DATA SECTION:
_ _ _
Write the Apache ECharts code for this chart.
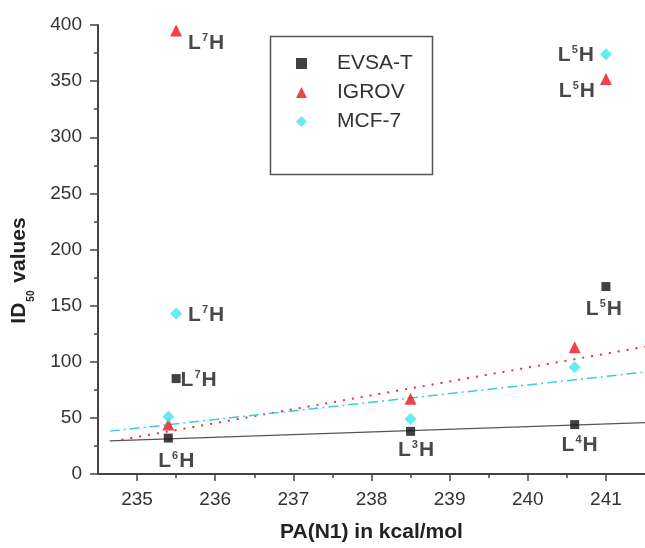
<!DOCTYPE html>
<html><head><meta charset="utf-8">
<script src="https://cdn.jsdelivr.net/npm/echarts@6/dist/echarts.min.js"></script>
<style>html,body{margin:0;padding:0;background:#fff}#c{width:645px;height:548px}</style>
</head><body><div id="c"></div>
<script>
// ---- data ----
const compounds = ['L6H', 'L7H', 'L3H', 'L4H', 'L5H'];
const paN1 = [235.4, 235.5, 238.5, 240.6, 241.0];
const evsaT = [32, 85, 38, 44, 167];
const igrov = [44, 395, 67, 113, 352];
const mcf7 = [51, 143, 49, 95, 374];
const evsaLabelled = ['L6H', 'L7H', 'L3H', 'L4H', 'L5H'];
const igrovLabelled = ['L7H', 'L5H'];
const mcfLabelled = ['L7H', 'L5H'];
const evsaFitX = [234.65, 241.5], evsaFitY = [29.5, 45.7];
const igrovFitX = [234.8, 241.5], igrovFitY = [30.5, 113.4];
const mcfFitX = [234.65, 241.5], mcfFitY = [38.2, 90.8];
const xTicks = [235, 236, 237, 238, 239, 240, 241];
const xMinorTicks = [235.5, 236.5, 237.5, 238.5, 239.5, 240.5];

// ---- styling / placement ----
const labelOffsets = {
  'EVSA-T': {L6H: [8, 23], L7H: [22.5, 2], L3H: [5.5, 19], L4H: [5, 20.5], L5H: [-2, 23]},
  'IGROV': {L7H: [30, 12.5], L5H: [-29, 12.5]},
  'MCF-7': {L7H: [30, 2], L5H: [-30, 1]}
};
const FONT = 'Liberation Sans, Arial, sans-serif';
const richLbl = {
  a: {fontFamily: FONT, fontSize: 21, fontWeight: 'bold', color: '#1a1a1a', lineHeight: 22},
  s: {fontFamily: FONT, fontSize: 11, fontWeight: 'bold', color: '#1a1a1a', lineHeight: 11, verticalAlign: 'top', padding: [0, 1, 0, 1]}
};
function fmt(c) { return '{a|L}{s|' + c.slice(1, -1) + '}{a|H}'; }

function buildData(name, ys, labelled) {
  return paN1.map((x, i) => {
    const c = compounds[i];
    const item = {value: [x, ys[i]]};
    if (labelled.indexOf(c) >= 0) {
      item.label = {show: true, position: 'inside', offset: labelOffsets[name][c],
        formatter: fmt(c), rich: richLbl};
    }
    return item;
  });
}
function fit(xs, ys) { return xs.map((x, i) => [x, ys[i]]); }

const chart = echarts.init(document.getElementById('c'), null, {renderer: 'canvas'});
chart.setOption({
  animation: false,
  backgroundColor: '#fff',
  grid: {left: 98, right: 0, top: 25, bottom: 73.5, containLabel: false},
  legend: {
    data: ['EVSA-T', 'IGROV', 'MCF-7'],
    orient: 'vertical', left: 296, top: 53,
    itemWidth: 11, itemHeight: 11, itemGap: 8,
    textStyle: {fontFamily: FONT, fontSize: 21, color: '#333', padding: [0, 0, 0, 25]},
    padding: 0
  },
  graphic: [{type: 'rect', shape: {x: 270.5, y: 36.5, width: 162, height: 138},
    style: {fill: 'none', stroke: '#555', lineWidth: 1.5}, z: 100}],
  xAxis: [{
    type: 'value', min: 234.5, max: 241.5,
    name: 'PA(N1) in kcal/mol', nameLocation: 'middle', nameGap: 48,
    nameTextStyle: {fontFamily: FONT, fontSize: 21, fontWeight: 'bold', color: '#222'},
    axisLine: {onZero: false, lineStyle: {color: '#444', width: 2}},
    axisTick: {customValues: xTicks, length: 7, lineStyle: {color: '#444', width: 1.5}},
    axisLabel: {customValues: xTicks, fontFamily: FONT, fontSize: 19, color: '#333', margin: 16},
    splitLine: {show: false}
  }, {
    type: 'value', min: 234.5, max: 241.5, position: 'bottom',
    axisLine: {show: false},
    axisTick: {customValues: xMinorTicks, length: 4, lineStyle: {color: '#444', width: 1.5}},
    axisLabel: {show: false}, splitLine: {show: false}
  }],
  yAxis: {
    type: 'value', min: 0, max: 400, interval: 50,
    name: '{m|ID}{sub|50}{m| values}', nameLocation: 'middle', nameGap: 68,
    nameTextStyle: {padding: [0, 42, 0, 0], rich: {
      m: {fontFamily: FONT, fontSize: 21, fontWeight: 'bold', color: '#222', lineHeight: 21, verticalAlign: 'top'},
      sub: {fontFamily: FONT, fontSize: 10, fontWeight: 'bold', color: '#222', lineHeight: 10, verticalAlign: 'top', padding: [17, 2, 0, 1]}
    }},
    axisLine: {show: true, lineStyle: {color: '#444', width: 2}},
    axisTick: {show: true, length: 8, lineStyle: {color: '#444', width: 1.5}},
    minorTick: {show: true, splitNumber: 2, length: 4, lineStyle: {color: '#444', width: 1.5}},
    axisLabel: {fontFamily: FONT, fontSize: 19, color: '#333', margin: 16},
    splitLine: {show: false}
  },
  series: [
    {name: 'EVSA-T fit', type: 'line', data: fit(evsaFitX, evsaFitY), showSymbol: false, silent: true,
      lineStyle: {color: '#555', width: 1.2, type: 'solid'}, z: 1},
    {name: 'IGROV fit', type: 'line', data: fit(igrovFitX, igrovFitY), showSymbol: false, silent: true,
      lineStyle: {color: '#e0303a', width: 2, type: [2, 7]}, z: 1},
    {name: 'MCF-7 fit', type: 'line', data: fit(mcfFitX, mcfFitY), showSymbol: false, silent: true,
      lineStyle: {color: '#3ccfd8', width: 1.5, type: [10, 4, 2, 4]}, z: 1},
    {name: 'EVSA-T', type: 'scatter', data: buildData('EVSA-T', evsaT, evsaLabelled),
      symbol: 'rect', symbolSize: 9, itemStyle: {color: '#111'}, z: 3},
    {name: 'IGROV', type: 'scatter', data: buildData('IGROV', igrov, igrovLabelled),
      symbol: 'triangle', symbolSize: 12, itemStyle: {color: '#e8141c'}, z: 3},
    {name: 'MCF-7', type: 'scatter', data: buildData('MCF-7', mcf7, mcfLabelled),
      symbol: 'diamond', symbolSize: 12, itemStyle: {color: '#3ee6ee'}, z: 4}
  ]
});
</script>
</body></html>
_ _ _
REQUIRED TASK:
Leave the pictures out and output the rest of the listing exactly.

RESPONSE TO THE TASK:
Write the Apache ECharts code for this chart.
<!DOCTYPE html>
<html><head><meta charset="utf-8">
<script src="https://cdn.jsdelivr.net/npm/echarts@6/dist/echarts.min.js"></script>
<style>html,body{margin:0;padding:0;background:#fff}#c{width:645px;height:548px}</style>
</head><body><div id="c"></div>
<script>
// ---- data ----
const compounds = ['L6H', 'L7H', 'L3H', 'L4H', 'L5H'];
const paN1 = [235.4, 235.5, 238.5, 240.6, 241.0];
const evsaT = [32, 85, 38, 44, 167];
const igrov = [44, 395, 67, 113, 352];
const mcf7 = [51, 143, 49, 95, 374];
const evsaLabelled = ['L6H', 'L7H', 'L3H', 'L4H', 'L5H'];
const igrovLabelled = ['L7H', 'L5H'];
const mcfLabelled = ['L7H', 'L5H'];
const evsaFitX = [234.65, 241.5], evsaFitY = [29.5, 45.7];
const igrovFitX = [234.8, 241.5], igrovFitY = [30.5, 113.4];
const mcfFitX = [234.65, 241.5], mcfFitY = [38.2, 90.8];
const xTicks = [235, 236, 237, 238, 239, 240, 241];
const xMinorTicks = [235.5, 236.5, 237.5, 238.5, 239.5, 240.5];

// ---- styling / placement ----
const labelOffsets = {
  'EVSA-T': {L6H: [8, 23], L7H: [22.5, 2], L3H: [5.5, 19], L4H: [5, 20.5], L5H: [-2, 23]},
  'IGROV': {L7H: [30, 12.5], L5H: [-29, 12.5]},
  'MCF-7': {L7H: [30, 2], L5H: [-30, 1]}
};
const FONT = 'Liberation Sans, Arial, sans-serif';
const richLbl = {
  a: {fontFamily: FONT, fontSize: 21, fontWeight: 'bold', color: '#1a1a1a', lineHeight: 22},
  s: {fontFamily: FONT, fontSize: 11, fontWeight: 'bold', color: '#1a1a1a', lineHeight: 11, verticalAlign: 'top', padding: [0, 1, 0, 1]}
};
function fmt(c) { return '{a|L}{s|' + c.slice(1, -1) + '}{a|H}'; }

function buildData(name, ys, labelled) {
  return paN1.map((x, i) => {
    const c = compounds[i];
    const item = {value: [x, ys[i]]};
    if (labelled.indexOf(c) >= 0) {
      item.label = {show: true, position: 'inside', offset: labelOffsets[name][c],
        formatter: fmt(c), rich: richLbl};
    }
    return item;
  });
}
function fit(xs, ys) { return xs.map((x, i) => [x, ys[i]]); }

const chart = echarts.init(document.getElementById('c'), null, {renderer: 'canvas'});
chart.setOption({
  animation: false,
  backgroundColor: '#fff',
  grid: {left: 98, right: 0, top: 25, bottom: 73.5, containLabel: false},
  legend: {
    data: ['EVSA-T', 'IGROV', 'MCF-7'],
    orient: 'vertical', left: 296, top: 53,
    itemWidth: 11, itemHeight: 11, itemGap: 8,
    textStyle: {fontFamily: FONT, fontSize: 21, color: '#333', padding: [0, 0, 0, 25]},
    padding: 0
  },
  graphic: [{type: 'rect', shape: {x: 270.5, y: 36.5, width: 162, height: 138},
    style: {fill: 'none', stroke: '#555', lineWidth: 1.5}, z: 100}],
  xAxis: [{
    type: 'value', min: 234.5, max: 241.5,
    name: 'PA(N1) in kcal/mol', nameLocation: 'middle', nameGap: 48,
    nameTextStyle: {fontFamily: FONT, fontSize: 21, fontWeight: 'bold', color: '#222'},
    axisLine: {onZero: false, lineStyle: {color: '#444', width: 2}},
    axisTick: {customValues: xTicks, length: 7, lineStyle: {color: '#444', width: 1.5}},
    axisLabel: {customValues: xTicks, fontFamily: FONT, fontSize: 19, color: '#333', margin: 16},
    splitLine: {show: false}
  }, {
    type: 'value', min: 234.5, max: 241.5, position: 'bottom',
    axisLine: {show: false},
    axisTick: {customValues: xMinorTicks, length: 4, lineStyle: {color: '#444', width: 1.5}},
    axisLabel: {show: false}, splitLine: {show: false}
  }],
  yAxis: {
    type: 'value', min: 0, max: 400, interval: 50,
    name: '{m|ID}{sub|50}{m| values}', nameLocation: 'middle', nameGap: 68,
    nameTextStyle: {padding: [0, 42, 0, 0], rich: {
      m: {fontFamily: FONT, fontSize: 21, fontWeight: 'bold', color: '#222', lineHeight: 21, verticalAlign: 'top'},
      sub: {fontFamily: FONT, fontSize: 10, fontWeight: 'bold', color: '#222', lineHeight: 10, verticalAlign: 'top', padding: [17, 2, 0, 1]}
    }},
    axisLine: {show: true, lineStyle: {color: '#444', width: 2}},
    axisTick: {show: true, length: 8, lineStyle: {color: '#444', width: 1.5}},
    minorTick: {show: true, splitNumber: 2, length: 4, lineStyle: {color: '#444', width: 1.5}},
    axisLabel: {fontFamily: FONT, fontSize: 19, color: '#333', margin: 16},
    splitLine: {show: false}
  },
  series: [
    {name: 'EVSA-T fit', type: 'line', data: fit(evsaFitX, evsaFitY), showSymbol: false, silent: true,
      lineStyle: {color: '#555', width: 1.2, type: 'solid'}, z: 1},
    {name: 'IGROV fit', type: 'line', data: fit(igrovFitX, igrovFitY), showSymbol: false, silent: true,
      lineStyle: {color: '#e0303a', width: 2, type: [2, 7]}, z: 1},
    {name: 'MCF-7 fit', type: 'line', data: fit(mcfFitX, mcfFitY), showSymbol: false, silent: true,
      lineStyle: {color: '#3ccfd8', width: 1.5, type: [10, 4, 2, 4]}, z: 1},
    {name: 'EVSA-T', type: 'scatter', data: buildData('EVSA-T', evsaT, evsaLabelled),
      symbol: 'rect', symbolSize: 9, itemStyle: {color: '#111'}, z: 3},
    {name: 'IGROV', type: 'scatter', data: buildData('IGROV', igrov, igrovLabelled),
      symbol: 'triangle', symbolSize: 12, itemStyle: {color: '#e8141c'}, z: 3},
    {name: 'MCF-7', type: 'scatter', data: buildData('MCF-7', mcf7, mcfLabelled),
      symbol: 'diamond', symbolSize: 12, itemStyle: {color: '#3ee6ee'}, z: 4}
  ]
});
</script>
</body></html>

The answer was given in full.